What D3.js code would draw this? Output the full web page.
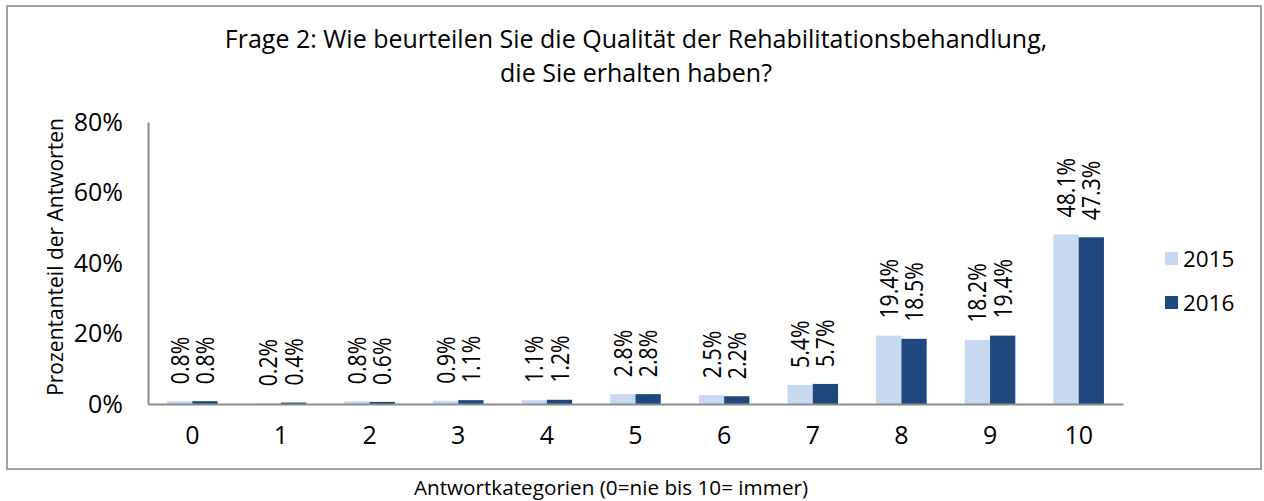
<!DOCTYPE html>
<html>
<head>
<meta charset="utf-8">
<script src="https://cdn.jsdelivr.net/npm/d3@7"></script>
<style>
  body { margin: 0; background: #fff; }
  text { font-family: "Open Sans", "Noto Sans", sans-serif; fill: #000; }
</style>
</head>
<body>
<div id="chart"></div>
<script>
// chart data
const categories = ["0", "1", "2", "3", "4", "5", "6", "7", "8", "9", "10"];
const seriesNames = ["2015", "2016"];
const values2015 = [0.8, 0.2, 0.8, 0.9, 1.1, 2.8, 2.5, 5.4, 19.4, 18.2, 48.1];
const values2016 = [0.8, 0.4, 0.6, 1.1, 1.2, 2.8, 2.2, 5.7, 18.5, 19.4, 47.3];
const yTicks = [0, 20, 40, 60, 80];
const titleLines = ["Frage 2: Wie beurteilen Sie die Qualität der Rehabilitationsbehandlung,", "die Sie erhalten haben?"];
const yTitle = "Prozentanteil der Antworten";
const xTitle = "Antwortkategorien (0=nie bis 10= immer)";

const colors = ["#C6D9F1", "#1F497D"];

const svgWidth = 1264;
const svgHeight = 501;
const plot = { left: 148, right: 1123, top: 122, bottom: 404 };

const svg = d3.select("#chart")
    .append("svg")
    .attr("width", svgWidth)
    .attr("height", svgHeight);

// outer frame
svg.append("rect")
    .attr("x", 7)
    .attr("y", 6)
    .attr("width", 1254)
    .attr("height", 463)
    .attr("fill", "#fff")
    .attr("stroke", "#a0a0a0")
    .attr("stroke-width", 2);

// title
svg.append("g").selectAll("text")
    .data(titleLines)
    .join("text")
    .attr("x", 636)
    .attr("y", (d, i) => 48 + i * 34)
    .attr("text-anchor", "middle")
    .attr("font-size", 25)
    .text(d => d);

const x = d3.scaleBand()
    .domain(categories)
    .range([plot.left, plot.right])
    .paddingInner(0.43)
    .paddingOuter(0.215);

const xSub = d3.scaleBand()
    .domain(seriesNames)
    .range([0, x.bandwidth()]);

const y = d3.scaleLinear()
    .domain([0, 80])
    .range([plot.bottom, plot.top]);

const rows = categories.map((c, i) => ({ cat: c, vals: [values2015[i], values2016[i]] }));

// bars
const groups = svg.append("g")
    .selectAll("g")
    .data(rows)
    .join("g")
    .attr("transform", d => `translate(${x(d.cat)},0)`);

groups.selectAll("rect")
    .data(d => d.vals.map((v, j) => ({ v, s: seriesNames[j], j })))
    .join("rect")
    .attr("x", d => xSub(d.s))
    .attr("y", d => y(d.v))
    .attr("width", xSub.bandwidth())
    .attr("height", d => y(0) - y(d.v))
    .attr("fill", d => colors[d.j]);

// data labels (rotated, slightly condensed)
groups.selectAll("text")
    .data(d => d.vals.map((v, j) => ({ v, s: seriesNames[j] })))
    .join("text")
    .attr("transform", d => `translate(${xSub(d.s) + xSub.bandwidth() / 2},${y(d.v) - 17}) rotate(-90) scale(0.85,1)`)
    .attr("dy", "0.36em")
    .attr("font-size", 25)
    .attr("text-anchor", "start")
    .text(d => d.v.toFixed(1) + "%");

// y axis
const yAxis = svg.append("g")
    .attr("transform", `translate(${plot.left},0)`)
    .call(d3.axisLeft(y).tickValues(yTicks).tickSize(0).tickPadding(25).tickFormat(d => d + "%"));
yAxis.select(".domain").attr("stroke", "#8c8c8c").attr("stroke-width", 2);
yAxis.selectAll(".tick text").attr("font-size", 25).attr("font-family", "Open Sans").attr("fill", "#000");

// x axis
const xAxis = svg.append("g")
    .attr("transform", `translate(0,${plot.bottom})`)
    .call(d3.axisBottom(x).tickSize(0).tickPadding(22));
xAxis.select(".domain").attr("stroke", "#8c8c8c").attr("stroke-width", 2);
xAxis.selectAll(".tick text").attr("font-size", 25).attr("font-family", "Open Sans").attr("fill", "#000");

// axis titles
svg.append("text")
    .attr("transform", `translate(55,257) rotate(-90)`)
    .attr("dy", "0.36em")
    .attr("text-anchor", "middle")
    .attr("font-size", 21)
    .text(yTitle);

svg.append("text")
    .attr("x", 611)
    .attr("y", 495)
    .attr("text-anchor", "middle")
    .attr("font-size", 20.7)
    .text(xTitle);

// legend
const legend = svg.append("g")
    .selectAll("g")
    .data(seriesNames)
    .join("g")
    .attr("transform", (d, i) => `translate(1165,${252 + i * 44})`);

legend.append("rect")
    .attr("width", 13)
    .attr("height", 13)
    .attr("fill", (d, i) => colors[i]);

legend.append("text")
    .attr("x", 18)
    .attr("y", 6.5)
    .attr("dy", "0.36em")
    .attr("font-size", 22.5)
    .text(d => d);
</script>
</body>
</html>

━━━

◆ Exercise objective ◆
Write the full listing out again with every line unchanged, but include no pictures.

◆ Reply ◆
What D3.js code would draw this? Output the full web page.
<!DOCTYPE html>
<html>
<head>
<meta charset="utf-8">
<script src="https://cdn.jsdelivr.net/npm/d3@7"></script>
<style>
  body { margin: 0; background: #fff; }
  text { font-family: "Open Sans", "Noto Sans", sans-serif; fill: #000; }
</style>
</head>
<body>
<div id="chart"></div>
<script>
// chart data
const categories = ["0", "1", "2", "3", "4", "5", "6", "7", "8", "9", "10"];
const seriesNames = ["2015", "2016"];
const values2015 = [0.8, 0.2, 0.8, 0.9, 1.1, 2.8, 2.5, 5.4, 19.4, 18.2, 48.1];
const values2016 = [0.8, 0.4, 0.6, 1.1, 1.2, 2.8, 2.2, 5.7, 18.5, 19.4, 47.3];
const yTicks = [0, 20, 40, 60, 80];
const titleLines = ["Frage 2: Wie beurteilen Sie die Qualität der Rehabilitationsbehandlung,", "die Sie erhalten haben?"];
const yTitle = "Prozentanteil der Antworten";
const xTitle = "Antwortkategorien (0=nie bis 10= immer)";

const colors = ["#C6D9F1", "#1F497D"];

const svgWidth = 1264;
const svgHeight = 501;
const plot = { left: 148, right: 1123, top: 122, bottom: 404 };

const svg = d3.select("#chart")
    .append("svg")
    .attr("width", svgWidth)
    .attr("height", svgHeight);

// outer frame
svg.append("rect")
    .attr("x", 7)
    .attr("y", 6)
    .attr("width", 1254)
    .attr("height", 463)
    .attr("fill", "#fff")
    .attr("stroke", "#a0a0a0")
    .attr("stroke-width", 2);

// title
svg.append("g").selectAll("text")
    .data(titleLines)
    .join("text")
    .attr("x", 636)
    .attr("y", (d, i) => 48 + i * 34)
    .attr("text-anchor", "middle")
    .attr("font-size", 25)
    .text(d => d);

const x = d3.scaleBand()
    .domain(categories)
    .range([plot.left, plot.right])
    .paddingInner(0.43)
    .paddingOuter(0.215);

const xSub = d3.scaleBand()
    .domain(seriesNames)
    .range([0, x.bandwidth()]);

const y = d3.scaleLinear()
    .domain([0, 80])
    .range([plot.bottom, plot.top]);

const rows = categories.map((c, i) => ({ cat: c, vals: [values2015[i], values2016[i]] }));

// bars
const groups = svg.append("g")
    .selectAll("g")
    .data(rows)
    .join("g")
    .attr("transform", d => `translate(${x(d.cat)},0)`);

groups.selectAll("rect")
    .data(d => d.vals.map((v, j) => ({ v, s: seriesNames[j], j })))
    .join("rect")
    .attr("x", d => xSub(d.s))
    .attr("y", d => y(d.v))
    .attr("width", xSub.bandwidth())
    .attr("height", d => y(0) - y(d.v))
    .attr("fill", d => colors[d.j]);

// data labels (rotated, slightly condensed)
groups.selectAll("text")
    .data(d => d.vals.map((v, j) => ({ v, s: seriesNames[j] })))
    .join("text")
    .attr("transform", d => `translate(${xSub(d.s) + xSub.bandwidth() / 2},${y(d.v) - 17}) rotate(-90) scale(0.85,1)`)
    .attr("dy", "0.36em")
    .attr("font-size", 25)
    .attr("text-anchor", "start")
    .text(d => d.v.toFixed(1) + "%");

// y axis
const yAxis = svg.append("g")
    .attr("transform", `translate(${plot.left},0)`)
    .call(d3.axisLeft(y).tickValues(yTicks).tickSize(0).tickPadding(25).tickFormat(d => d + "%"));
yAxis.select(".domain").attr("stroke", "#8c8c8c").attr("stroke-width", 2);
yAxis.selectAll(".tick text").attr("font-size", 25).attr("font-family", "Open Sans").attr("fill", "#000");

// x axis
const xAxis = svg.append("g")
    .attr("transform", `translate(0,${plot.bottom})`)
    .call(d3.axisBottom(x).tickSize(0).tickPadding(22));
xAxis.select(".domain").attr("stroke", "#8c8c8c").attr("stroke-width", 2);
xAxis.selectAll(".tick text").attr("font-size", 25).attr("font-family", "Open Sans").attr("fill", "#000");

// axis titles
svg.append("text")
    .attr("transform", `translate(55,257) rotate(-90)`)
    .attr("dy", "0.36em")
    .attr("text-anchor", "middle")
    .attr("font-size", 21)
    .text(yTitle);

svg.append("text")
    .attr("x", 611)
    .attr("y", 495)
    .attr("text-anchor", "middle")
    .attr("font-size", 20.7)
    .text(xTitle);

// legend
const legend = svg.append("g")
    .selectAll("g")
    .data(seriesNames)
    .join("g")
    .attr("transform", (d, i) => `translate(1165,${252 + i * 44})`);

legend.append("rect")
    .attr("width", 13)
    .attr("height", 13)
    .attr("fill", (d, i) => colors[i]);

legend.append("text")
    .attr("x", 18)
    .attr("y", 6.5)
    .attr("dy", "0.36em")
    .attr("font-size", 22.5)
    .text(d => d);
</script>
</body>
</html>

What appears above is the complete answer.